### Recorded information
———

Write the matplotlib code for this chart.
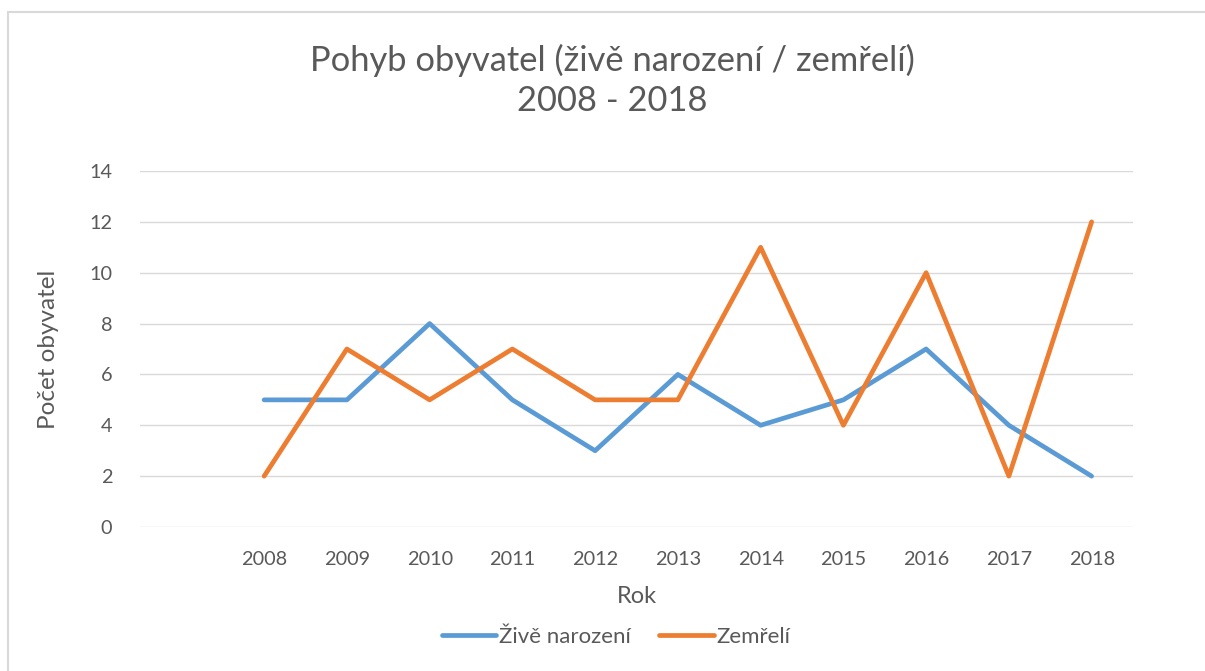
import matplotlib
matplotlib.use("Agg")
import matplotlib.pyplot as plt
from matplotlib.lines import Line2D
import numpy as np

years = ["2008", "2009", "2010", "2011", "2012", "2013", "2014", "2015", "2016", "2017", "2018"]
zive_narozeni = [5, 5, 8, 5, 3, 6, 4, 5, 7, 4, 2]
zemreli = [2, 7, 5, 7, 5, 5, 11, 4, 10, 2, 12]

plt.rcParams['font.family'] = ['Lato', 'DejaVu Sans']
TXT = '#595959'

fig = plt.figure(figsize=(12.05, 6.71), dpi=100)
ax = fig.add_axes([140/1205, 144/671, 993/1205, 356/671])

# first category slot is empty in the source
cats = [""] + years
x = np.arange(1, len(years) + 1)

ax.plot(x, zive_narozeni, color='#5B9BD5', lw=3.4, solid_capstyle='round',
        solid_joinstyle='round', label='Živě narození', zorder=3)
ax.plot(x, zemreli, color='#ED7D31', lw=3.4, solid_capstyle='round',
        solid_joinstyle='round', label='Zemřelí', zorder=3)

ax.set_xlim(-0.5, len(cats) - 0.5)
ax.set_ylim(0, 14)
ax.set_yticks(range(0, 15, 2))
ax.set_xticks(range(len(cats)))
ax.set_xticklabels(cats)
ax.grid(axis='y', color='#D9D9D9', lw=1.0)
ax.grid(axis='x', visible=False)
for s in ax.spines.values():
    s.set_visible(False)
ax.tick_params(length=0, labelsize=14.3, labelcolor=TXT)
ax.tick_params(axis='x', pad=17)
ax.tick_params(axis='y', pad=20)

ax.set_xlabel('Rok', fontsize=17, color=TXT, labelpad=13)
ax.set_ylabel('Počet obyvatel', fontsize=17.5, color=TXT, labelpad=22)

fig.text(612/1205, 1 - 60/671, 'Pohyb obyvatel (živě narození / zemřelí)',
         ha='center', va='center', fontsize=24.8, color=TXT)
fig.text(612/1205, 1 - 101/671, '2008 - 2018',
         ha='center', va='center', fontsize=24.8, color=TXT)

leg = fig.legend(loc='center', bbox_to_anchor=(616/1205, 1 - 637/671), ncol=2,
                 frameon=False, fontsize=16, handlelength=2.45, handletextpad=0.12,
                 columnspacing=1.3)
for t in leg.get_texts():
    t.set_color(TXT)

# chart border (light gray)
fig.add_artist(Line2D([8/1205, 8/1205], [0, 1 - 12/671], color='#D9D9D9', lw=1.5,
                      transform=fig.transFigure))
fig.add_artist(Line2D([8/1205, 1], [1 - 12/671, 1 - 12/671], color='#D9D9D9', lw=1.5,
                      transform=fig.transFigure))

fig.savefig('out.png', dpi=100)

———

### Required task
Emit the lines of the material exactly, from its first line to the line containing "4, 10, 2, 12]", inclusive; leave every picture out.

### Result of this exercise
Write the matplotlib code for this chart.
import matplotlib
matplotlib.use("Agg")
import matplotlib.pyplot as plt
from matplotlib.lines import Line2D
import numpy as np

years = ["2008", "2009", "2010", "2011", "2012", "2013", "2014", "2015", "2016", "2017", "2018"]
zive_narozeni = [5, 5, 8, 5, 3, 6, 4, 5, 7, 4, 2]
zemreli = [2, 7, 5, 7, 5, 5, 11, 4, 10, 2, 12]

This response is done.